O magistério social da Igreja, desde a Encíclica Rerum Novarum do Papa Leão XIII, de 1891, critica o liberalismo econômico, sobretudo no seu modo atual, chamado “neoliberalismo”, que absolutiza a liberdade de mercado e minimiza o papel do Estado. A Doutrina Social da Igreja, fundada sobre o princípio da primazia do trabalho sobre o capital e a primazia do bem comum sobre a propriedade privada, questiona o desequilíbrio social gerado pela acumulação de riquezas às custas de condições precárias de vida e trabalho da imensa maioria da população, e às custas, para muitos, da impossibilidade, até mesmo de de sobrevivência pela falta de emprego.

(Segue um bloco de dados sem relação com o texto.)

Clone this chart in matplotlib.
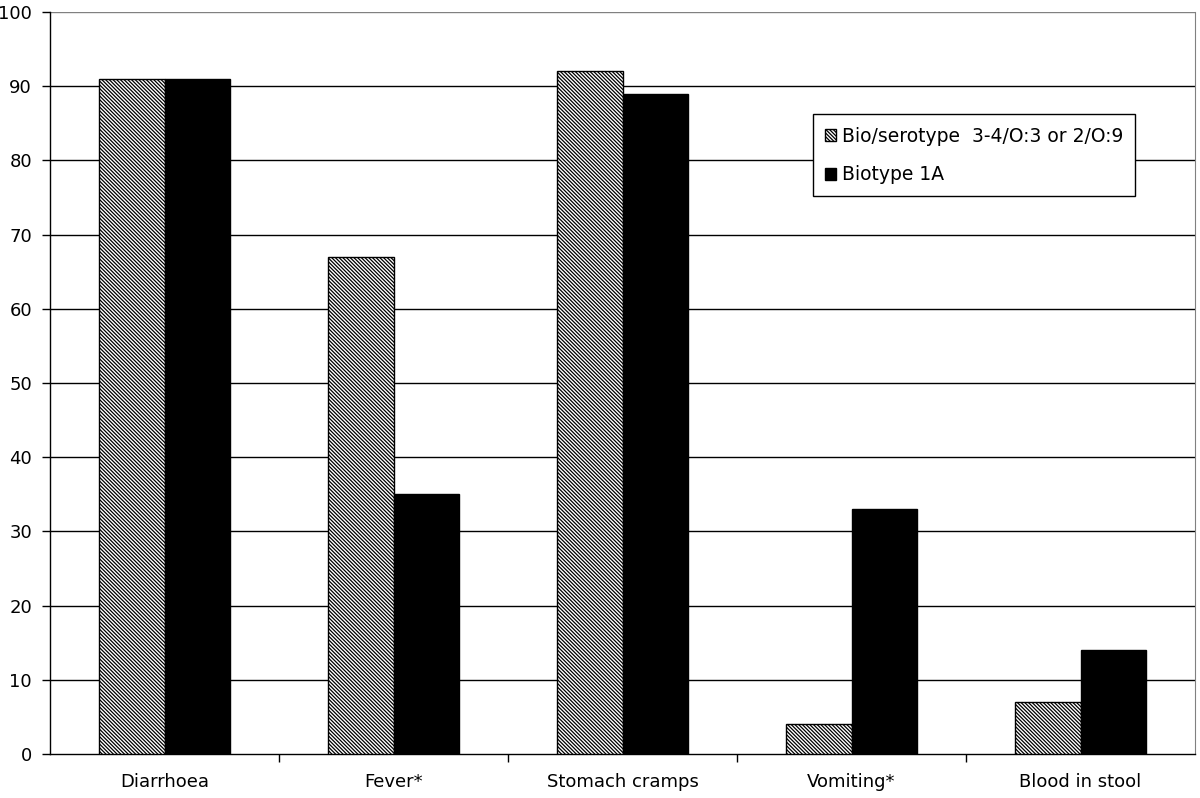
import matplotlib
matplotlib.use('Agg')
import matplotlib.pyplot as plt
import numpy as np

plt.rcParams['font.family'] = ['DejaVu Sans']
plt.rcParams['hatch.linewidth'] = 0.9

categories = ['Diarrhoea', 'Fever*', 'Stomach cramps', 'Vomiting*', 'Blood in stool']
bio_serotype = [91, 67, 92, 4, 7]
biotype_1a = [91, 35, 89, 33, 14]
series_names = ['Bio/serotype  3-4/O:3 or 2/O:9', 'Biotype 1A']
y_ticks = list(range(0, 101, 10))

fig = plt.figure(figsize=(12, 7.98), dpi=100)
ax = fig.add_axes([50 / 1200, 44 / 798, 1145 / 1200, 742 / 798])

x = np.arange(len(categories))
w = 0.284
ax.bar(x - w / 2, bio_serotype, w, color='white', edgecolor='black',
       hatch='\\' * 9, linewidth=1, label=series_names[0], zorder=3)
ax.bar(x + w / 2, biotype_1a, w, color='black', edgecolor='black',
       linewidth=1, label=series_names[1], zorder=3)

ax.set_xlim(-0.5, len(categories) - 0.5)
ax.set_ylim(0, 100)
ax.set_yticks(y_ticks)
for t in y_ticks[1:-1]:
    ax.axhline(t, color='black', linewidth=1, zorder=1)
ax.axhline(100, color='#808080', linewidth=1, zorder=1)

ax.set_xticks(x)
ax.set_xticklabels(categories)
ax.set_xticks(np.arange(0.5, len(categories) - 0.5, 1), minor=True)
ax.tick_params(axis='x', which='major', length=0, pad=14, labelsize=13)
ax.tick_params(axis='x', which='minor', length=6, direction='out', width=1)
ax.tick_params(axis='y', length=6, direction='out', width=1, labelsize=13, pad=7)

ax.spines['top'].set_visible(False)
ax.spines['right'].set_color('#808080')
for s in ['left', 'bottom']:
    ax.spines[s].set_linewidth(1)

leg = ax.legend(loc='upper left', bbox_to_anchor=(0.666, 0.862), fancybox=False,
                framealpha=1, edgecolor='black', fontsize=13.5, handlelength=0.6,
                handleheight=0.6, handletextpad=0.3, borderpad=0.65, labelspacing=1.05,
                borderaxespad=0)
leg.get_frame().set_linewidth(1)

fig.savefig('out.png', dpi=100)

Na Exortação Apostólica Evangelii Gaudium, o Papa Francisco diz que “tal desequilíbrio provém de ideologias que defendem a autonomia absoluta dos mercados e a especulação financeira. Por isso, negam o direito de controle dos Estados, encarregados de velar pela tutela do bem comum. Instaura-se uma nova tirania invisível, às vezes virtual, que impõe, de forma unilateral e implacável, as suas leis e as suas regras” (n. 56). Nessa mesma Exortação, o Papa diz que, “enquanto não forem radicalmente solucionados os problemas dos pobres, renunciando à autonomia absoluta dos mercados e da especulação financeira e atacando as causas estruturais da desigualdade social, não se resolverão os problemas do mundo e, em definitivo, problema algum” (n. 202).

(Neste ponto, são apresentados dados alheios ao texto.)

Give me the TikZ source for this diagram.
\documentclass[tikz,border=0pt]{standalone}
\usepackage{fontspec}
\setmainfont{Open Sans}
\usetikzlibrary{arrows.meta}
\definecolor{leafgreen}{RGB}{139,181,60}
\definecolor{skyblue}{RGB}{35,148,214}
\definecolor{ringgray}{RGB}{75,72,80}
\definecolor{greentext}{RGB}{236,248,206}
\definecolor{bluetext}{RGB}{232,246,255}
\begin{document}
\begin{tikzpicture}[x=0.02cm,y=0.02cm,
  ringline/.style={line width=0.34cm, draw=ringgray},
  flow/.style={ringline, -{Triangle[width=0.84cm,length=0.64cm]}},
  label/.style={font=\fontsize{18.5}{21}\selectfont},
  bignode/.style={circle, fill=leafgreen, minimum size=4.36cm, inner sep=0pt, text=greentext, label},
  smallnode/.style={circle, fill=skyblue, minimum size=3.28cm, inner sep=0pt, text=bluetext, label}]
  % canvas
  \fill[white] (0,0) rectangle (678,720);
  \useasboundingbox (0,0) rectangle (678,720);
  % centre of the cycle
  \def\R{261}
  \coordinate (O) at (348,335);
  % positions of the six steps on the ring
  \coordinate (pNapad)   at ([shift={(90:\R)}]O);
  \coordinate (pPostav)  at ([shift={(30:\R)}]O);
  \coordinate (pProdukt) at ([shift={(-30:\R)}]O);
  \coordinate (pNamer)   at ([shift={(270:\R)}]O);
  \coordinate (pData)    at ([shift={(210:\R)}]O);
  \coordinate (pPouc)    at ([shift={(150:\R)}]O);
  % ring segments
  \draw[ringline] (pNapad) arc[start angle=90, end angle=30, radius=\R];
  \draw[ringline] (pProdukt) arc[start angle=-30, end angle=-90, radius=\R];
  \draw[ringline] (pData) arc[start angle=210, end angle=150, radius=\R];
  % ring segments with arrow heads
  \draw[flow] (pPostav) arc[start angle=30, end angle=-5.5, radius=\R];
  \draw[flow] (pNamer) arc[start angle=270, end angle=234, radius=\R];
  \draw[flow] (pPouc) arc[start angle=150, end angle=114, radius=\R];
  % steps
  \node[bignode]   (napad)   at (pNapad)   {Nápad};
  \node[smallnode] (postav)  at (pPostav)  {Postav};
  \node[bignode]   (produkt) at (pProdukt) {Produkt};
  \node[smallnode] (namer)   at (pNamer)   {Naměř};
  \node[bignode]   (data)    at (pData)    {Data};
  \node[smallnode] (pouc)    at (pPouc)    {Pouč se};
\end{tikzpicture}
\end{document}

Essa realidade desafia a Igreja. Qual deve ser seu papel, especialmente no mundo do trabalho? Ela deve promover, entre os próprios trabalhadores e trabalhadoras, pesquisas participantes que os estimulem a expressar seus problemas e encontrarem-se para analisá-los, visualizando, decidindo e implementando ações comuns para solucioná-los. Essa análise, condicionada no início a questões conjunturais, deverá ser progressivamente aprofundada, para a compreensão de questões estruturais da sociedade. Por conseguinte, ações, em sua fase inicial, compreensivelmente reformistas, deverão ser potencializadas em função de transformações sistêmicas.
A Igreja deve, também, expandir sua atuação no mundo do trabalho, promovendo suas pastorais e seus movimentos de trabalhadores em novas realidades e regiões do país, garantindo articulação com outros organismos eclesiais e sociais, em torno de um plano de ação comum, com vistas a um impacto político comum de suas ações. A eficiência e a eficácia de suas ações dependerão, enfim, da conjunção de esforços na superação do conflito fundamental que perpassa nossa história, gerador de mazelas sociais, que é a superposição do capital ao trabalho, mediatizada pelo Estado que, em suma, defende o capital em detrimento do bem comum. Em 2018 e nos anos subsequentes, teremos, portanto, muito por fazer para mudar nossa história. Reavivemos nossa esperança, cultivemos nossa fé com sabedoria e tenhamos coragem em nossas ações! 15.01.18
Obs: O autor é Bispo Emérito de Jales.